According to Gulf Capital, the new ‘Silk Route’ across the East-West corridor is one of the fastest growing economic blocs in the world today.
It says the GDP of the Gulf Cooperation Council (GCC) countries, the ASEAN countries, and India will grow by 220 per cent, 270 per cent and 410 per cent respectively by 2050, in contrast to a slower growth of 50 per cent for the European economies and 80 per cent. for the US economy over the next three decades.
This week the SuperReturn Asia conference of private equity and venture capital enthusiasts in Singapore is discussing opportunities for global and regional investors as Asian countries deepen and strengthen their investment networks across East and West of Asia.
Dr Karim El Solh, Gulf Capital’s CEO, said: “Global investors today realise that they have unprecedented growth opportunities in Asia, with robust macro-economic fundamentals, a growing middle-class led by a young, tech-savvy demographic, and a revival of the intra-regional economic connectivity and trade flows along the new Silk Route.

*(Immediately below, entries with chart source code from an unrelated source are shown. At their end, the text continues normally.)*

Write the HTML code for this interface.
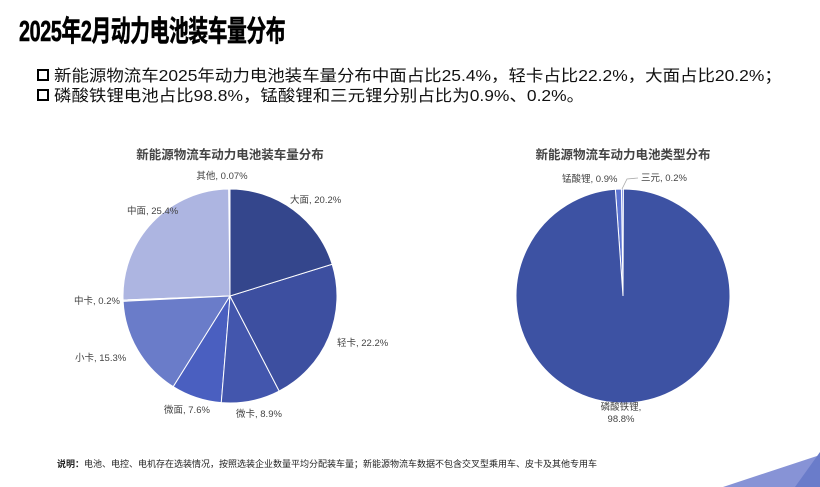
<!DOCTYPE html>
<html><head><meta charset="utf-8"><style>
body{margin:0;width:820px;height:487px;background:#fff;overflow:hidden;position:relative;font-family:"Liberation Sans","Noto Sans CJK SC",sans-serif;}
.t{position:absolute;left:19px;top:8px;font-size:29px;font-weight:bold;color:#000;letter-spacing:-0.5px;transform:scaleX(0.68);transform-origin:0 0;white-space:nowrap;-webkit-text-stroke:0.6px #000;}
.b{position:absolute;left:37px;font-size:16px;color:#111;white-space:nowrap;}
.b span{display:inline-block;width:8px;height:8px;border:2px solid #000;margin-right:5px;vertical-align:0px;}
.b i{font-style:normal;display:inline-block;transform:scaleX(1.09);transform-origin:0 0;}
</style></head><body>
<div class="t">2025年2月动力电池装车量分布</div>
<div class="b" style="top:62px"><span></span><i>新能源物流车2025年动力电池装车量分布中面占比25.4%，轻卡占比22.2%，大面占比20.2%；</i></div>
<div class="b" style="top:82px"><span></span><i>磷酸铁锂电池占比98.8%，锰酸锂和三元锂分别占比为0.9%、0.2%。</i></div>
<svg id="s" width="820" height="487" style="position:absolute;left:0;top:0" font-family="Liberation Sans, Noto Sans CJK SC, sans-serif">
<text x="230" y="159" text-anchor="middle" font-size="12.5" font-weight="bold" fill="#444">新能源物流车动力电池装车量分布</text>
<text x="623" y="159" text-anchor="middle" font-size="12.5" font-weight="bold" fill="#444">新能源物流车动力电池类型分布</text>
<g font-size="9.5" fill="#444">
<text x="222" y="179" text-anchor="middle">其他, 0.07%</text>
<text x="290" y="203">大面, 20.2%</text>
<text x="337" y="346">轻卡, 22.2%</text>
<text x="236" y="417">微卡, 8.9%</text>
<text x="164" y="413">微面, 7.6%</text>
<text x="75" y="361">小卡, 15.3%</text>
<text x="74" y="304">中卡, 0.2%</text>
<text x="127" y="214">中面, 25.4%</text>
<text x="562" y="182">锰酸锂, 0.9%</text>
<text x="641" y="181">三元, 0.2%</text>
<text x="621" y="410" text-anchor="middle">磷酸铁锂,</text>
<text x="621" y="422" text-anchor="middle">98.8%</text>
</g>
<polyline points="622,189 627,179 638,178" fill="none" stroke="#aaa" stroke-width="0.8"/>
<text x="57" y="467" font-size="9" fill="#222"><tspan font-weight="bold">说明：</tspan>电池、电控、电机存在选装情况，按照选装企业数量平均分配装车量；新能源物流车数据不包含交叉型乘用车、皮卡及其他专用车</text>
<polygon points="723,487 820,455 820,487" fill="#8793d6"/>
<polygon points="795,487 820,452 820,487" fill="#6a7cca"/>
</svg>
<script>
var s=document.getElementById('s'),NS='http://www.w3.org/2000/svg';
function pie(cx,cy,r,data){var a=data.start;data.v.forEach(function(d){var a2=a+d[0]/100*2*Math.PI;
var x1=cx+r*Math.sin(a),y1=cy-r*Math.cos(a),x2=cx+r*Math.sin(a2),y2=cy-r*Math.cos(a2);
var p=document.createElementNS(NS,'path');p.setAttribute('d','M'+cx+','+cy+'L'+x1+','+y1+'A'+r+','+r+' 0 '+((a2-a)>Math.PI?1:0)+' 1 '+x2+','+y2+'Z');
p.setAttribute('fill',d[1]);p.setAttribute('stroke','#fff');p.setAttribute('stroke-width','1');s.insertBefore(p,s.firstChild);a=a2;});}
pie(230,296,107,{start:0,v:[[20.2,'#34468c'],[22.2,'#3d4fa0'],[8.9,'#4356ad'],[7.6,'#4a5fc0'],[15.3,'#6a7cc9'],[0.2,'#c9cfee'],[25.4,'#adb5e1'],[0.2,'#d9dcf2']]});
pie(623,296,107,{start:0.004,v:[[98.8,'#3d52a3'],[0.9,'#5b72d0'],[0.3,'#7a8ee0']]});
</script>
</body></html>
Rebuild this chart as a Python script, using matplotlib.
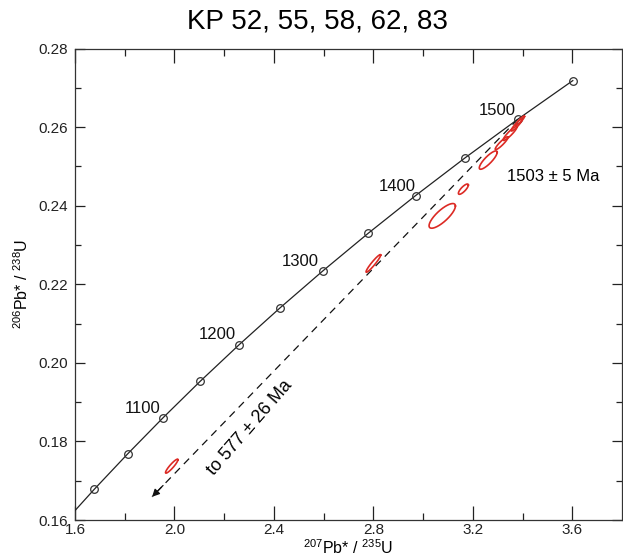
import numpy as np
import matplotlib
matplotlib.use('Agg')
import matplotlib.pyplot as plt

plt.rcParams['font.family'] = ['Liberation Sans', 'DejaVu Sans']
plt.rcParams['mathtext.fontset'] = 'custom'
plt.rcParams['mathtext.rm'] = 'Liberation Sans'
plt.rcParams['mathtext.it'] = 'Liberation Sans:italic'

# Concordia curve (age in Ma, 207Pb/235U, 206Pb/238U)
conc_age = [1000, 1050, 1100, 1150, 1200, 1250, 1300, 1350, 1400, 1450, 1500, 1550]
conc_x = [1.6774, 1.8126, 1.9546, 2.1037, 2.2603, 2.4249, 2.5978, 2.7794, 2.9701, 3.1705, 3.3810, 3.6021]
conc_y = [0.16781, 0.17688, 0.18605, 0.19531, 0.20462, 0.21400, 0.22345, 0.23298, 0.24258, 0.25225, 0.26200, 0.27183]
curve_start_x = 1.600
curve_start_y = 0.1624

age_labels = ['1100', '1200', '1300', '1400', '1500']
age_label_x = [1.873, 2.171, 2.505, 2.895, 3.297]
age_label_y = [0.1885, 0.2071, 0.2257, 0.2448, 0.2643]

# Data-point error ellipses: centre, half-extent in x, half-extent in y, error correlation
ell_x = [1.989, 2.800, 3.077, 3.162, 3.262, 3.316, 3.350, 3.376, 3.390]
ell_y = [0.1737, 0.2253, 0.2374, 0.2442, 0.2516, 0.2559, 0.2584, 0.2605, 0.2616]
ell_sx = [0.025, 0.0295, 0.053, 0.020, 0.036, 0.026, 0.028, 0.022, 0.018]
ell_sy = [0.00178, 0.00225, 0.00314, 0.00131, 0.00233, 0.00165, 0.0018, 0.0015, 0.0012]
ell_rho = [0.92, 0.95, 0.80, 0.80, 0.85, 0.92, 0.92, 0.92, 0.92]

# Discordia line (upper intercept -> arrow tip towards lower intercept)
disc_x = [3.381, 1.910]
disc_y = [0.2620, 0.1659]

xticks = [1.6, 2.0, 2.4, 2.8, 3.2, 3.6]
xminor = [1.8, 2.2, 2.6, 3.0, 3.4]
yticks = [0.16, 0.18, 0.20, 0.22, 0.24, 0.26, 0.28]
yminor = [0.17, 0.19, 0.21, 0.23, 0.25, 0.27]

fig = plt.figure(figsize=(6.23, 5.57), dpi=100)
ax = fig.add_axes([75 / 623, 37 / 557, 547 / 623, 471.5 / 557])

# concordia
ax.plot([curve_start_x] + conc_x, [curve_start_y] + conc_y, color='#222222', lw=0.9, zorder=3)
ax.plot(conc_x, conc_y, linestyle='none', marker='o', markersize=5.5,
        markerfacecolor='none', markeredgecolor='#333333', markeredgewidth=0.9, zorder=4)

for lab, lx, ly in zip(age_labels, age_label_x, age_label_y):
    ax.text(lx, ly, lab, fontsize=12, ha='center', va='center', color='#111111')

# discordia
ax.plot(disc_x, disc_y, color='#111111', lw=0.9, linestyle=(0, (6, 4.5)), zorder=2)
dx = disc_x[1] - disc_x[0]
dy = disc_y[1] - disc_y[0]
ax.annotate('', xy=(disc_x[1], disc_y[1]),
            xytext=(disc_x[1] - dx * 0.03, disc_y[1] - dy * 0.03),
            arrowprops=dict(arrowstyle='-|>', color='#111111', lw=0.9, mutation_scale=11,
                            shrinkA=0, shrinkB=0))

# ellipses
t = np.linspace(0, 2 * np.pi, 300)
for cx, cy, sx, sy, r in zip(ell_x, ell_y, ell_sx, ell_sy, ell_rho):
    ex = cx + sx * np.cos(t)
    ey = cy + sy * (r * np.cos(t) + np.sqrt(1 - r ** 2) * np.sin(t))
    ax.plot(ex, ey, color='#dc2a24', lw=1.2, zorder=5)

ax.text(3.523, 0.2473, '1503 \u00b1 5 Ma', fontsize=12, ha='center', va='center')
ax.text(2.305, 0.1835, 'to 577 \u00b1 26 Ma', fontsize=13, ha='center', va='center',
        rotation=49, rotation_mode='anchor')

ax.set_xlim(1.6, 3.8)
ax.set_ylim(0.16, 0.28)
ax.set_xticks(xticks)
ax.set_xticks(xminor, minor=True)
ax.set_yticks(yticks)
ax.set_yticks(yminor, minor=True)
ax.set_xticklabels(['%.1f' % v for v in xticks])
ax.set_yticklabels(['%.2f' % v for v in yticks])
ax.tick_params(axis='both', which='both', direction='in', top=True, right=True,
               labelsize=11, colors='#222222')
ax.tick_params(axis='x', which='major', length=10, width=0.9, pad=2)
ax.tick_params(axis='x', which='minor', length=5, width=0.9)
ax.tick_params(axis='y', which='major', length=7, width=0.9, pad=5)
ax.tick_params(axis='y', which='minor', length=4, width=0.9)
for s in ax.spines.values():
    s.set_linewidth(0.9)
    s.set_color('#333333')

fig.text(348 / 623, 3 / 557, '$^{207}$Pb* / $^{235}$U', fontsize=11.5,
         ha='center', va='baseline')
ax.set_ylabel('$^{206}$Pb* / $^{238}$U', fontsize=11.5, labelpad=5)
fig.text(0.51, 0.962, 'KP 52, 55, 58, 62, 83', fontsize=20, ha='center', va='center')

fig.savefig('out.png', dpi=100)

“With a network of local offices and on the ground private equity teams from the GCC to Southeast Asia, Gulf Capital is uniquely positioned to capitalise on this unprecedented growth across the new Silk Route across the East-West Asia corridor.”
Gulf Capital invests in well-established mid-market businesses run by entrepreneurs in the technology, fintech, healthcare, business services, and sustainability industries. It recently established an office in Singapore and hired a local team of private equity experts to help Gulf Capital’s portfolio companies to expand from the GCC to Southeast Asia.
Shantanu Mukerji, head of Gulf Capital’s Southeast Asian operation, said: “As we expand our franchise, we will focus on acquiring and growing portfolio companies along the East-West Asia investment corridor. Typically, we have been acquiring companies in the West of Asia and growing them into global leaders by successfully expanding them across East Asia.
“ASEAN businesses that we take to the GCC will benefit from the very high growth and numerous opportunities in this region. Long term, we intend to recreate this new Silk Route and invest along the high growth East-West Asia corridor.”